→ **Task goal**
Pick out every line holding the string "draw" and copy it.

→ **Data to use**
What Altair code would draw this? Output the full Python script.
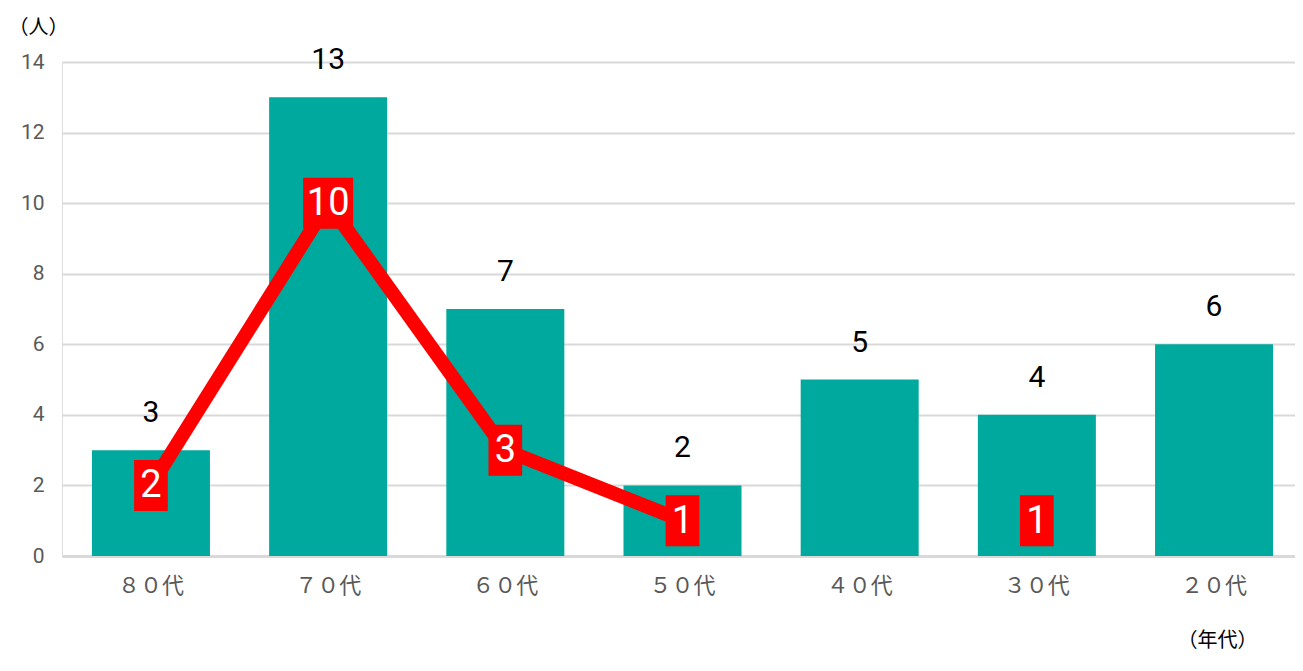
import altair as alt
import pandas as pd

categories = ["８０代", "７０代", "６０代", "５０代", "４０代", "３０代", "２０代"]
bar_values = [3, 13, 7, 2, 5, 4, 6]
line_values = [2, 10, 3, 1, None, 1, None]

# segment ids so that the line breaks at missing values
seg_ids = []
seg = 0
for v in line_values:
    if v is None:
        seg += 1
    seg_ids.append(seg)

bars_df = pd.DataFrame({"cat": categories, "value": bar_values})
line_df = pd.DataFrame({"cat": categories, "value": line_values, "seg": seg_ids}).dropna()
line_df["label"] = line_df["value"].astype(int).astype(str)
line_df["width"] = ["wide" if len(s) > 1 else "narrow" for s in line_df["label"]]

NUM_FONT = "Roboto, Liberation Sans, sans-serif"
JP_FONT = "Noto Sans CJK JP"

x_scale = alt.Scale(range=[0, 1241], paddingInner=0.334, paddingOuter=0.169)

x_enc = alt.X(
    "cat:N",
    sort=categories,
    scale=x_scale,
    axis=alt.Axis(
        title="（年代）",
        titleAngle=0,
        titleX=1155,
        titleY=84,
        titleAlign="center",
        titleBaseline="middle",
        titleFont=JP_FONT,
        titleFontSize=20,
        titleFontWeight="normal",
        titleColor="#000000",
        labelAngle=0,
        labelFont=JP_FONT,
        labelFontSize=22,
        labelColor="#595959",
        labelPadding=19,
        ticks=False,
        domain=True,
        domainColor="#d9d9d9",
        domainWidth=3,
        grid=False,
    ),
)

y_scale = alt.Scale(domain=[0, 14])
y_axis = alt.Axis(
    title="（人）",
    titleAngle=0,
    titleX=-54,
    titleY=-35,
    titleAlign="left",
    titleBaseline="middle",
    titleFont=JP_FONT,
    titleFontSize=20,
    titleFontWeight="normal",
    titleColor="#000000",
    values=[0, 2, 4, 6, 8, 10, 12, 14],
    labelFont=NUM_FONT,
    labelFontSize=21,
    labelColor="#595959",
    labelPadding=18,
    ticks=False,
    domain=False,
    grid=True,
    gridColor="#d9d9d9",
    gridWidth=2,
)

base_bars = alt.Chart(bars_df)
bars = base_bars.mark_bar(color="#00A99D").encode(
    x=x_enc,
    y=alt.Y("value:Q", scale=y_scale, axis=y_axis),
)
bar_text = base_bars.mark_text(
    dy=-37, baseline="middle", font=NUM_FONT, fontSize=30, color="#000000"
).encode(
    x=alt.X("cat:N", sort=categories),
    y=alt.Y("value:Q"),
    text=alt.Text("value:Q"),
)

base_line = alt.Chart(line_df)
line = base_line.mark_line(color="#FF0000", strokeWidth=14, strokeJoin="miter").encode(
    x=alt.X("cat:N", sort=categories),
    y=alt.Y("value:Q"),
    detail="seg:N",
)
boxes = base_line.mark_point(
    size=2600,
    filled=True,
    color="#FF0000",
    opacity=1,
).encode(
    x=alt.X("cat:N", sort=categories),
    y=alt.Y("value:Q"),
    shape=alt.Shape(
        "width:N",
        scale=alt.Scale(
            domain=["narrow", "wide"],
            range=[
                "M-0.66,-1L0.66,-1L0.66,1L-0.66,1Z",
                "M-0.98,-1L0.98,-1L0.98,1L-0.98,1Z",
            ],
        ),
        legend=None,
    ),
)
box_text = base_line.mark_text(
    baseline="middle", dy=1, font=NUM_FONT, fontSize=38, color="#FFFFFF"
).encode(
    x=alt.X("cat:N", sort=categories),
    y=alt.Y("value:Q"),
    text="label:N",
)

chart = (
    alt.layer(bars, bar_text, line, boxes, box_text)
    .properties(
        width=1233,
        height=494,
        autosize=alt.AutoSizeParams(type="none"),
        padding={"left": 54, "top": 54, "right": 0, "bottom": 102},
    )
    .configure_view(stroke=None)
    .configure(background="#FFFFFF")
)

chart.save("out.html", embed_options={"renderer": "svg", "actions": False})
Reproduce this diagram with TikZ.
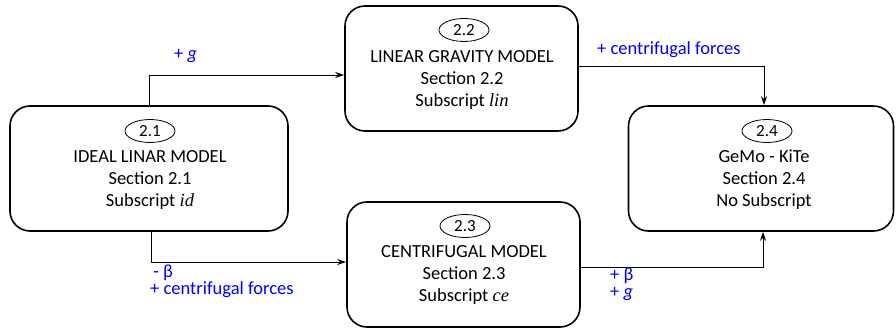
\documentclass[tikz,border=0pt]{standalone}
\usepackage{fontspec}
\setmainfont{Carlito}
\newfontfamily\mfont{Liberation Serif}
\usetikzlibrary{arrows.meta,shapes.geometric}
\tikzset{
  box/.style={draw,line width=1.6pt,rounded corners=20pt,minimum height=125pt},
  num/.style={draw,ellipse,line width=0.8pt,minimum width=50pt,minimum height=23pt,inner sep=0pt,font=\fontsize{17}{17}\selectfont},
  txt/.style={align=center,font=\fontsize{18.5}{22}\selectfont},
  lbl/.style={text=blue,align=left,anchor=west,font=\fontsize{18.5}{17}\selectfont,inner sep=0pt},
  arr/.style={line width=1pt,-{Stealth[length=9pt,width=6pt]}}
}
\begin{document}
\begin{tikzpicture}[x=1pt,y=-1pt]
\useasboundingbox (0,0) rectangle (896,329);
\node[box,minimum width=278pt] (b1) at (149,168.5) {};
\node[box,minimum width=233pt] (b2) at (461.5,68.5) {};
\node[box,minimum width=233pt] (b3) at (463.5,264.5) {};
\node[box,minimum width=265pt] (b4) at (761,168.5) {};
\node[num] (e1) at (150,131) {2.1};
\node[num] (e2) at (464,30) {2.2};
\node[num] (e3) at (465,226) {2.3};
\node[num] (e4) at (767,131) {2.4};
\node[txt] (t1) at (150,180) {IDEAL LINAR MODEL\\Section 2.1\\Subscript {\mfont\itshape id}};
\node[txt] (t2) at (462,80) {LINEAR GRAVITY MODEL\\Section 2.2\\Subscript {\mfont\itshape lin}};
\node[txt] (t3) at (464,275) {CENTRIFUGAL MODEL\\Section 2.3\\Subscript {\mfont\itshape ce}};
\node[txt] (t4) at (764,180) {GeMo - KiTe\\Section 2.4\\No Subscript};
\draw[arr] (b1.north) |- ([yshift=-6.5pt]b2.west);
\draw[arr] ([xshift=2pt]b1.south) |- ([yshift=2.5pt]b3.west);
\draw[arr] ([yshift=2.5pt]b2.east) -| ([xshift=3pt]b4.north);
\draw[arr] ([yshift=-2.5pt]b3.east) -| ([xshift=2pt]b4.south);
\node[lbl] (l1) at (174,56) {+ \textit{g}};
\node[lbl] (l2) at (597,50) {+ centrifugal forces};
\node[lbl] (l3) at (150,281) {\,- β\\+ centrifugal forces};
\node[lbl] (l4) at (610,284) {+ β\\+ \textit{g}};
\end{tikzpicture}
\end{document}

→ **Answer to this problem**
What Altair code would draw this? Output the full Python script.
  box/.style={draw,line width=1.6pt,rounded corners=20pt,minimum height=125pt},
  num/.style={draw,ellipse,line width=0.8pt,minimum width=50pt,minimum height=23pt,inner sep=0pt,font=\fontsize{17}{17}\selectfont},
\draw[arr] (b1.north) |- ([yshift=-6.5pt]b2.west);
\draw[arr] ([xshift=2pt]b1.south) |- ([yshift=2.5pt]b3.west);
\draw[arr] ([yshift=2.5pt]b2.east) -| ([xshift=3pt]b4.north);
\draw[arr] ([yshift=-2.5pt]b3.east) -| ([xshift=2pt]b4.south);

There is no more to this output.